To be fair, we wouldn't use GCP for anything but virtual servers and storage replication... I have no desire to tie us to Google's infrastructure any more than necessary.

Were your master and standby in the same availability zone? Can't you set diff maintenance windows? WTF?

https://cloud.google.com/sql/faq#maintenancerestart

According to the link above, you can taper your upgrade windows, it looks like.

"Live migration" refers to how Compute Engine transparently migrates a VM to another physical host [1]. Disk and memory is copied over, and they have some ridiculous technology that keeps network connections alive and re-attaches them to the new VM when it's been switched over, so that it causes, in principle, zero disruptions. This is much more magical than other providers, such as AWS and DigitalOcean, where such a migration results in a reboot.

You can run PostgreSQL on a VM just fine. You just have to manage itself. Cloud SQL comes with some upsides (zero management, spectacular HA failover capabilities) and some downsides (lack of extensions, lives on a separate network, no control over maintenance window); you have to decide what you're willing to live with.
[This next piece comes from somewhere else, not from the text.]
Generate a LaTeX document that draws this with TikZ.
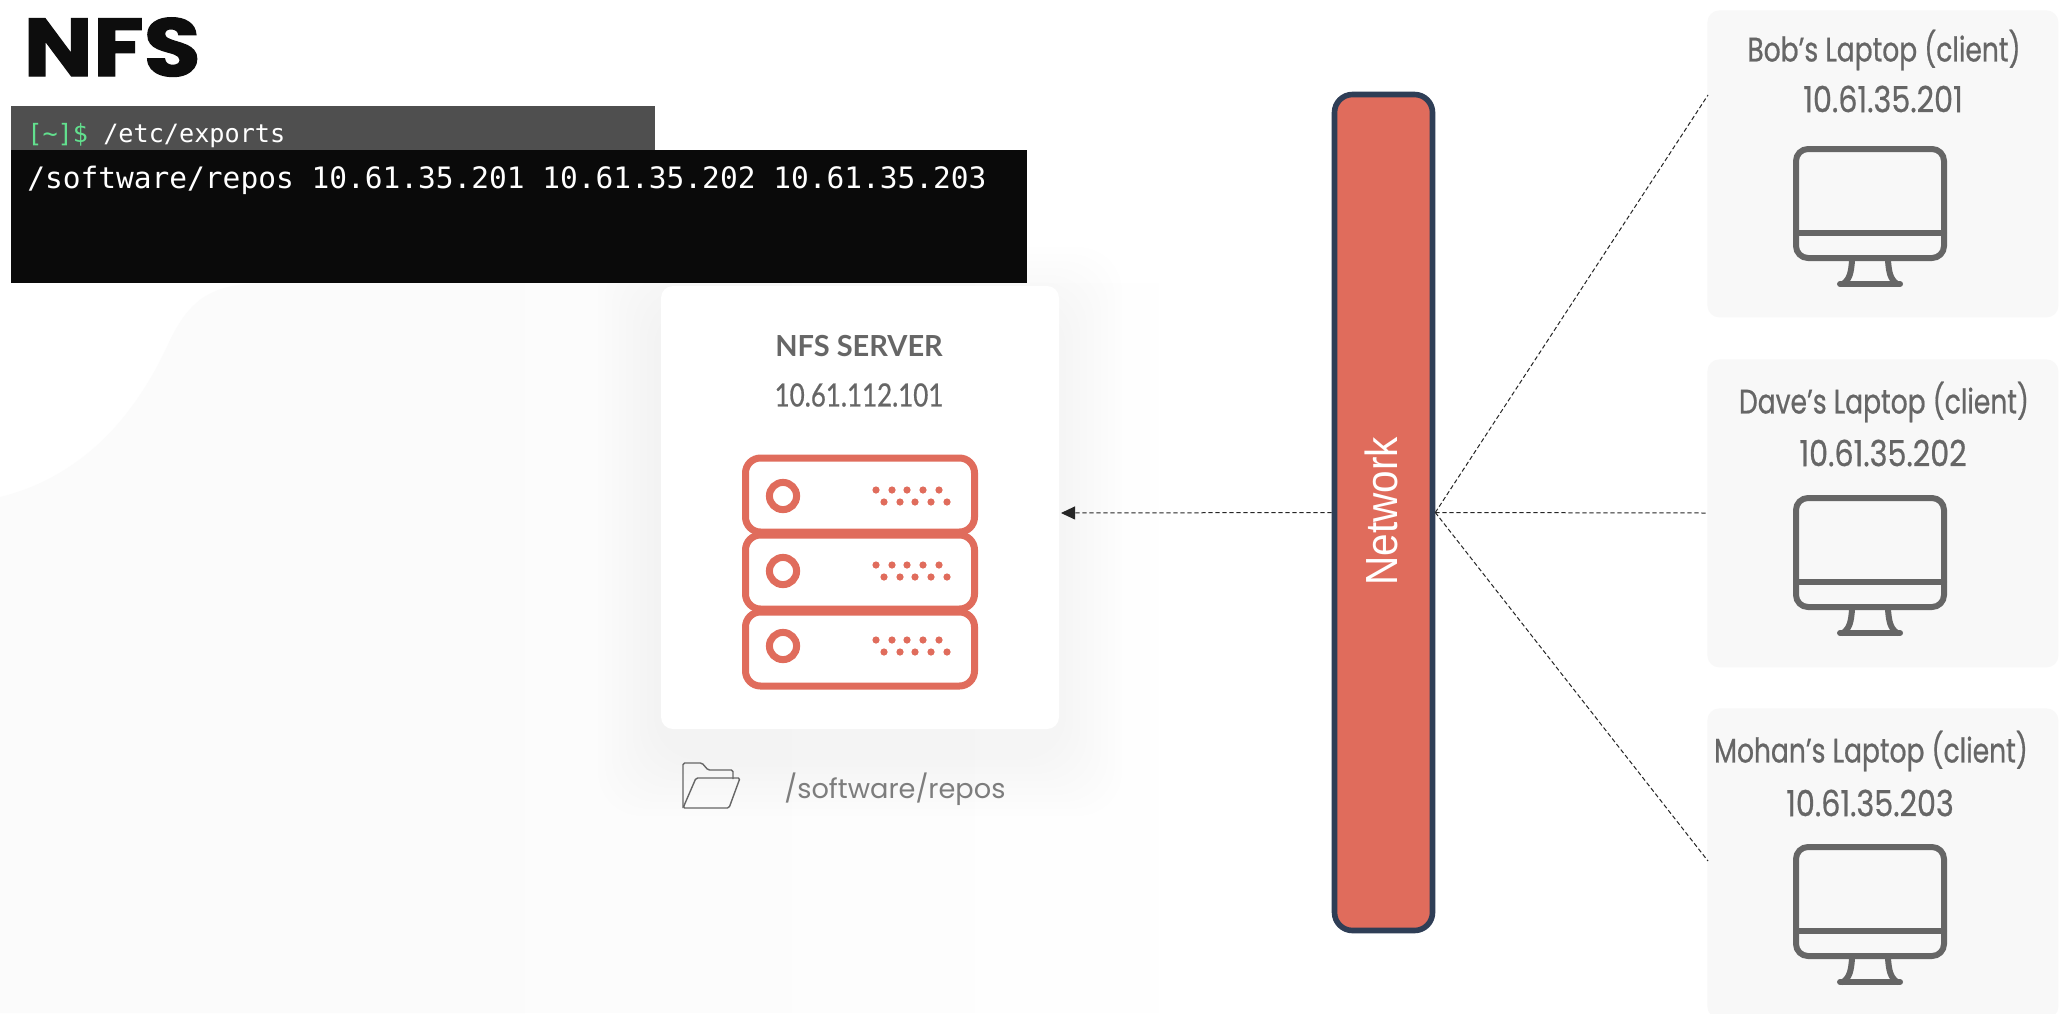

You can set the upgrade window, but it can't be predicted. What you can control is the order — e.g. set your staging instance to "early" and production instance to "late", then hopefully staging should be upgraded first and you'll know ahead of the production upgrade if any issues arose.

[1] https://cloud.google.com/compute/docs/instances/live-migrati...

> they have some ridiculous technology that maintains network connections and re-routes them when everything switches to the new VM

indeed, this is the primary reason i wish to switch. i have no problem maintaining our own stuff, we do that anyway. :) thanks for the details.

If you (or the parent) are interested in some details about that ridiculous technology, there was a paper in NSDI this year: https://www.usenix.org/system/files/conference/nsdi18/nsdi18...

(disclaimer: I'm one of the many authors on the paper, although for building parts of the underlying tech, not writing the prose)

GCP has the best compute, storage, and networking of all the clouds. They are cheaper, faster, more scalable and more reliable than the others. Their managed services leave a lot to be desired (beta status, non-standard interfaces, and other limits) but if you're just looking to run VMs then that is the perfect fit for their cloud.

We consolidated everything on GKE now which lets use use VMs but still have the kubernetes control plane looking after things for us which has been great so far.

Maintenance windows are set for the cluster, not single instances. We were distributed across 3 AZs and Google had no suggestions for mitigating the ~5 minutes of downtime we were seeing every week or two.

The whole experience was so amateur and unprofessional it really soured me on GCE. They do have some cool tech but it seems like their cloud division needs to mature a bit.

There is disruption yes. It's usually short however we always see retries in our logs for a few minutes. Our app doesn't need perfect uptime though and we haven't tried the HA setup.